If you’ve been researching a car lately, you might have come across the term “crossover.” It’s used to describe types of vehicles just like fellow descriptors sedan, truck, coupe, van, convertible, etc.
We’ve been seeing crossover used in a lot of different ways so we thought that we’d define what exactly a crossover is. The trick is that there is no single authority that we can quote on this. A crossover doesn’t have an established definition like “wheel” or “apple” or “dragon.”
Still, we’ll do our best. The word is still being defined by the marketplace. Manufacturers, journalists and advertisers all use the word however they want, so there’s bound to be some confusion.
Based on our research, however, a crossover is a vehicle that has a frame and body in a single uni-body structure, has higher ground clearance than a car, and has some off-road capability.
It’s basically a car that looks like an SUV. What many people call SUVs are, in fact, crossovers. This goes back to the 1990s and 2000s when people began to love the look and size of SUVs, but disliked their inefficiency and harsh ride quality.
SUVs were seen as a romantic vehicle for people who travelled to locations so exotic that a car just wouldn’t cut it. They were seen as vehicles of adventure and exploration, two themes that Americans swoon over. However, Americans also swoon over comfort and their wallets.
Crossovers solve this problem by trading in the body-on-top-of-frame design of SUVs for the uni-body construction of a car. When the frame and body are one piece, the car yields better handling and ride comfort. It also weighs less, so it burns less fuel. Thus you have a crossover that looks like an SUV but drives like a car.
Looks, essentially, are the key. The previous family vehicles were minivans and station wagons, which didn’t signal adventure or exploration at all. Their look became humdrum. To many people, they signaled family road trips, soccer practices, and trips to the mall. SUVs had the adventurous glamour, but also the connotations of being gas guzzlers and needlessly large.
By making cars that look like SUVs, automakers had cracked the code, and thus the crossover was born. Today most vehicles that look like full-size, rough-and-tumble SUVs are actually crossovers. It’s actually pretty rare to find a true SUV that uses an actual truck chassis instead of the uni-body construction.

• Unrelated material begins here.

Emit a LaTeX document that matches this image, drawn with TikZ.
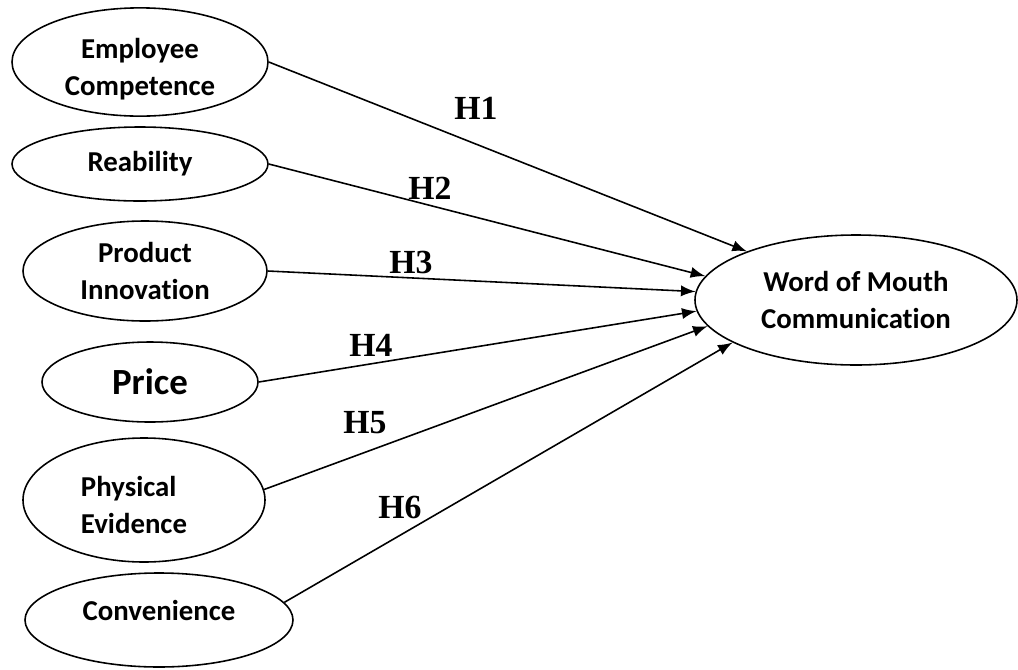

Crossovers, in effect, are replacing SUVs because of their efficiency, superior handling, reduced body lean, impressive ride quality and attractive image. Their size advantage over sedans makes them an easy choice for many consumers.
The areas that true SUVs are superior to crossovers are off-road driving and towing. SUVs might be gas guzzlers, but they do have the power to tow heavy loads, just like a truck. Similarly, that body-on-frame structure might not be the smoothest ride, but it is excellent for covering harsh terrain. The crossover’s city-friendly design can’t win in these aspects.
We hope this information has made the crossover vehicle clearer to you. Good luck in your research.